Hast du eine besondere Strategie, um so einen Schmerz zu spielen?
Ich muss nicht erst irgendwas finden, um Schmerz zu spielen. Ich bin sowas wie die Inkarnation von Schmerz. Der Schmerz ist da und ich kann ihn einfach nehmen, wegen der Dinge, die ich in meinem Leben erlebt habe. Ich weiß sehr genau, was es bedeutet, als Fremde im Exil zu sein. Jemand zu sein, der in Schmerz und Einsamkeit lebt. So ist Nik auch. Ich muss also nur da sein und es fühlen. Sie ist zwar eine Killerin und ich bin es nicht, aber wir sind in anderen Bereichen verbunden.
Hast du eine Lieblingsszene aus Extraction 2?

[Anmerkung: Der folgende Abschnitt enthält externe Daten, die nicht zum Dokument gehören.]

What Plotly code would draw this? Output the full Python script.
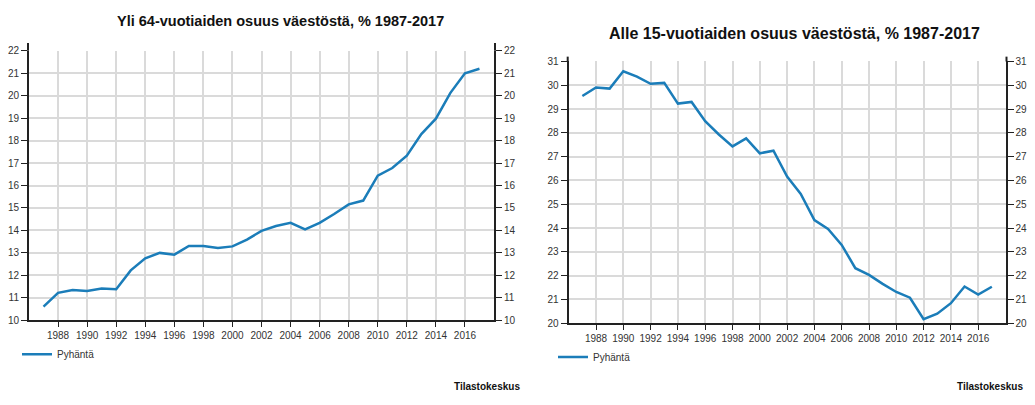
import plotly.graph_objects as go

# page body has an 8px margin; figure is sized so the page does not scroll
W, H = 1035, 405
OFF = 8
FW, FH = W - OFF, H - 2 * OFF

years = list(range(1987, 2018))
over64 = [10.61, 11.22, 11.35, 11.30, 11.41, 11.38, 12.22, 12.76, 13.00, 12.92,
          13.31, 13.31, 13.22, 13.29, 13.59, 13.98, 14.20, 14.34, 14.05, 14.34,
          14.73, 15.16, 15.33, 16.44, 16.78, 17.33, 18.29, 18.98, 20.13, 21.00, 21.20]
under15 = [29.55, 29.91, 29.86, 30.59, 30.36, 30.06, 30.10, 29.23, 29.30, 28.49,
           27.93, 27.43, 27.77, 27.14, 27.25, 26.16, 25.43, 24.33, 23.96, 23.29,
           22.31, 22.03, 21.65, 21.31, 21.07, 20.17, 20.40, 20.84, 21.54, 21.20, 21.53]
xticks = list(range(1988, 2017, 2))
series_name = "Pyhäntä"
title_left = "Yli 64-vuotiaiden osuus väestöstä, % 1987-2017"
title_right = "Alle 15-vuotiaiden osuus väestöstä, % 1987-2017"
source = "Tilastokeskus"

FONT = "Liberation Sans, Arial, sans-serif"
BLUE = "#1b7db9"
GRID = "#dadada"
AX = "#222222"
TXT = "#333333"


def px(x):
    return (x - OFF) / FW


def py(y):
    return (OFF + FH - y) / FH


fig = go.Figure()
fig.add_trace(go.Scatter(x=years, y=over64, mode="lines", name=series_name,
                         line=dict(color=BLUE, width=2.5), xaxis="x", yaxis="y",
                         legend="legend", cliponaxis=False))
fig.add_trace(go.Scatter(x=years, y=under15, mode="lines", name=series_name,
                         line=dict(color=BLUE, width=2.5), xaxis="x2", yaxis="y3",
                         legend="legend2", cliponaxis=False))
# invisible companions so the right-hand axes are drawn
fig.add_trace(go.Scatter(x=years, y=over64, mode="lines", showlegend=False,
                         line=dict(width=0), opacity=0, hoverinfo="skip",
                         xaxis="x", yaxis="y2"))
fig.add_trace(go.Scatter(x=years, y=under15, mode="lines", showlegend=False,
                         line=dict(width=0), opacity=0, hoverinfo="skip",
                         xaxis="x2", yaxis="y4"))

xcommon = dict(range=[1986, 2018], tickvals=xticks, showline=True, linecolor=AX,
               linewidth=2, ticks="outside", ticklen=5, tickcolor=AX, tickwidth=1,
               showgrid=True, gridcolor=GRID, gridwidth=1.5, zeroline=False,
               tickfont=dict(size=10, color=TXT, family=FONT), fixedrange=True)
ycommon = dict(dtick=1, showline=True, linecolor=AX, linewidth=2, ticks="outside",
               ticklen=6, tickcolor=AX, tickwidth=1, zeroline=False,
               tickfont=dict(size=10, color=TXT, family=FONT), fixedrange=True)

# plot-area geometry (pixels in the reference)
L1, R1, T1, B1, AT1 = 29, 494, 46, 324, 38
L2, R2, T2, B2, AT2 = 568.7, 1005.5, 57, 327, 52

shapes = []
for xl, xr, t, at in [(L1, R1, T1, AT1), (L2, R2, T2, AT2)]:
    for xx in (xl - 1, xr + 1):
        shapes.append(dict(type="line", xref="paper", yref="paper",
                           x0=px(xx), x1=px(xx), y0=py(t), y1=py(at),
                           line=dict(color=AX, width=2)))

fig.update_layout(
    width=FW, height=FH,
    margin=dict(l=0, r=0, t=0, b=0),
    paper_bgcolor="white", plot_bgcolor="white",
    font=dict(family=FONT, color=TXT),
    xaxis=dict(domain=[px(L1), px(R1)], anchor="y", **xcommon),
    yaxis=dict(domain=[py(B1), py(T1)], range=[10, 22], anchor="x",
               showgrid=True, gridcolor=GRID, gridwidth=1.5, tick0=10, **ycommon),
    yaxis2=dict(overlaying="y", side="right", anchor="x", range=[10, 22],
                showgrid=False, tick0=10, **ycommon),
    xaxis2=dict(domain=[px(L2), px(R2)], anchor="y3", **xcommon),
    yaxis3=dict(domain=[py(B2), py(T2)], range=[20, 31], anchor="x2",
                showgrid=True, gridcolor=GRID, gridwidth=1.5, tick0=20, **ycommon),
    yaxis4=dict(overlaying="y3", side="right", anchor="x2", range=[20, 31],
                showgrid=False, tick0=20, **ycommon),
    shapes=shapes,
    legend=dict(x=px(17), y=py(359), xanchor="left", yanchor="middle",
                font=dict(size=10, color=TXT, family=FONT), bgcolor="rgba(0,0,0,0)"),
    legend2=dict(x=px(553), y=py(362), xanchor="left", yanchor="middle",
                 font=dict(size=10, color=TXT, family=FONT), bgcolor="rgba(0,0,0,0)"),
    annotations=[
        dict(text="<b>%s</b>" % title_left, x=px(280), y=py(15), xref="paper", yref="paper",
             xanchor="center", yanchor="middle", showarrow=False,
             font=dict(size=14.5, color="#111", family=FONT)),
        dict(text="<b>%s</b>" % title_right, x=px(794), y=py(28), xref="paper", yref="paper",
             xanchor="center", yanchor="middle", showarrow=False,
             font=dict(size=16, color="#111", family=FONT)),
        dict(text="<b>%s</b>" % source, x=px(522), y=py(392), xref="paper", yref="paper",
             xanchor="right", yanchor="middle", showarrow=False,
             font=dict(size=10, color="#111", family=FONT)),
        dict(text="<b>%s</b>" % source, x=px(1025), y=py(392), xref="paper", yref="paper",
             xanchor="right", yanchor="middle", showarrow=False,
             font=dict(size=10, color="#111", family=FONT)),
    ],
)

fig.write_html("out.html")
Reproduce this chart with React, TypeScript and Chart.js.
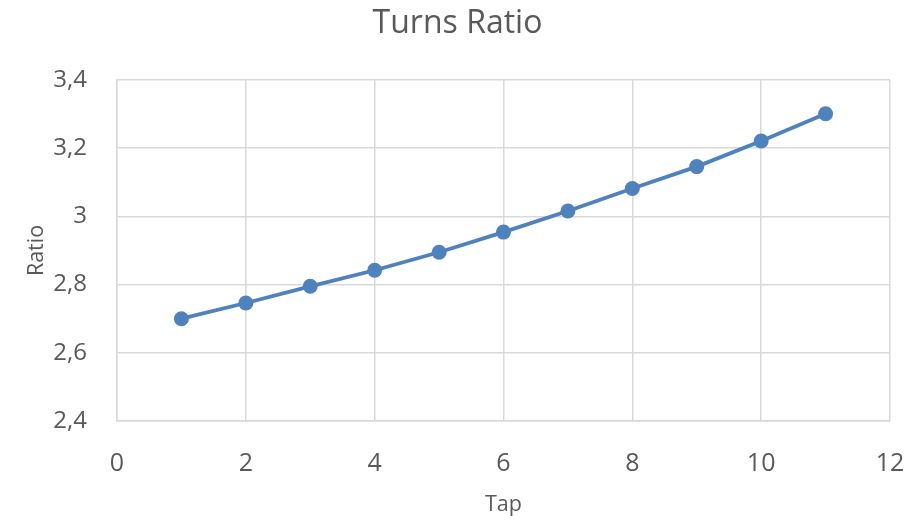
import React, { useEffect, useRef } from "react";
import { Chart, registerables } from "chart.js";

Chart.register(...registerables);

// Tap positions and the measured turns ratio at each tap
const taps = [1, 2, 3, 4, 5, 6, 7, 8, 9, 10, 11];
const ratios = [2.7, 2.746, 2.795, 2.842, 2.895, 2.954, 3.016, 3.082, 3.146, 3.221, 3.301];

// Axis ranges and tick steps
const xRange = [0, 12];
const xStep = 2;
const yRange = [2.4, 3.4];
const yStep = 0.2;

const textColor = "#595959";
const gridColor = "#d9d9d9";
const lineColor = "#4f81bd";
const fontFamily = "'Open Sans', 'DejaVu Sans', sans-serif";

export default function App() {
  const canvasRef = useRef<HTMLCanvasElement | null>(null);

  useEffect(() => {
    const canvas = canvasRef.current;
    if (!canvas) return;

    const chart = new Chart(canvas, {
      type: "scatter",
      data: {
        datasets: [
          {
            label: "Ratio",
            data: taps.map((t, i) => ({ x: t, y: ratios[i] })),
            showLine: true,
            borderColor: lineColor,
            backgroundColor: lineColor,
            borderWidth: 3.8,
            pointRadius: 7.5,
            pointBorderWidth: 0,
            pointBackgroundColor: lineColor,
          },
        ],
      },
      options: {
        responsive: false,
        animation: false,
        layout: { padding: 0 },
        plugins: {
          legend: { display: false },
          tooltip: { enabled: false },
          title: {
            display: true,
            text: "Turns Ratio",
            color: textColor,
            font: { family: fontFamily, size: 32, weight: "normal" },
            padding: { top: 5, bottom: 36.6 },
          },
        },
        scales: {
          x: {
            type: "linear",
            min: xRange[0],
            max: xRange[1],
            afterFit: (scale: any) => {
              scale.height = 99;
              scale.paddingLeft = 0;
              scale.paddingRight = 25;
            },
            ticks: {
              stepSize: xStep,
              color: textColor,
              padding: 28,
              font: { family: fontFamily, size: 25 },
            },
            grid: { color: gridColor, lineWidth: 1.5, drawTicks: false },
            border: { color: gridColor, width: 1.5 },
            title: {
              display: true,
              text: "Tap",
              color: textColor,
              font: { family: fontFamily, size: 21.5 },
              padding: { top: 0, bottom: 2 },
            },
          },
          y: {
            type: "linear",
            min: yRange[0],
            max: yRange[1],
            afterFit: (scale: any) => {
              scale.width = 117;
              scale.paddingTop = 0;
              scale.paddingBottom = 0;
            },
            ticks: {
              stepSize: yStep,
              color: textColor,
              padding: 30,
              font: { family: fontFamily, size: 24 },
              callback: (v: any) => {
                const n = Math.round(Number(v) * 10) / 10;
                return String(n).replace(".", ",");
              },
            },
            grid: { color: gridColor, lineWidth: 1.5, drawTicks: false },
            border: { color: gridColor, width: 1.5 },
            title: {
              display: true,
              text: "Ratio",
              color: textColor,
              font: { family: fontFamily, size: 21.5 },
              padding: { top: 24, bottom: 0 },
            },
          },
        },
      },
    });

    return () => chart.destroy();
  }, []);

  return (
    <div style={{ position: "absolute", left: 0, top: 0, width: 915, height: 520, background: "#ffffff" }}>
      <canvas ref={canvasRef} width={915} height={520} />
    </div>
  );
}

Die Kampfszene im Zug ist für mich die Kirsche auf dem Kuchen. Es ist ein historischer Kampf, ein Kampf, an den man sich erinnert. Das Stunt-Team hat mir gesagt, das war einer der unglaublichsten Kämpfe, die sie je gemacht haben. Besonders die Kämpfe zwischen den Frauen – es ist wie ein Tanz. Und ich musste die Choreografie in zweieinhalb Tagen lernen. Die Stuntdouble standen bereit, aber ich habe es allein gemacht. Darüber bin ich wirklich wirklich froh. Ich habe zwar einen Fluß in meinen Anzug geschwitzt, ich war von Kopf bis Fuß mit blauen Flecken übersät, ich war verletzt. Aber es war wunderbar.
Zur Person:
Golshifteh Frahani wird 1983 in Teheran in eine Künstlerfamilie geboren. Mit 14 Jahren spielt sie ihre erste Hauptrolle in dem iranischen Film The Pear Tree; 2009 spielt sie zusammen mit Leonardo DiCaprio im Ridley Scott-Thriller Body of Lies. Die iranische Regierung sieht in dem Film amerikanische Propaganda und eine Verletzung des islamisches Rechts in Farahanis Rolle, denn sie trägt keinen Hijab. Die Wiedereinreise in ihr Heimatland und die Arbeit im Iran wird ihr verboten. Seitdem lebt Farahani im Exil in Frankreich und dreht Filme. Sie engagiert sich für Frauenrechte und weist auf die Situation im Iran hin.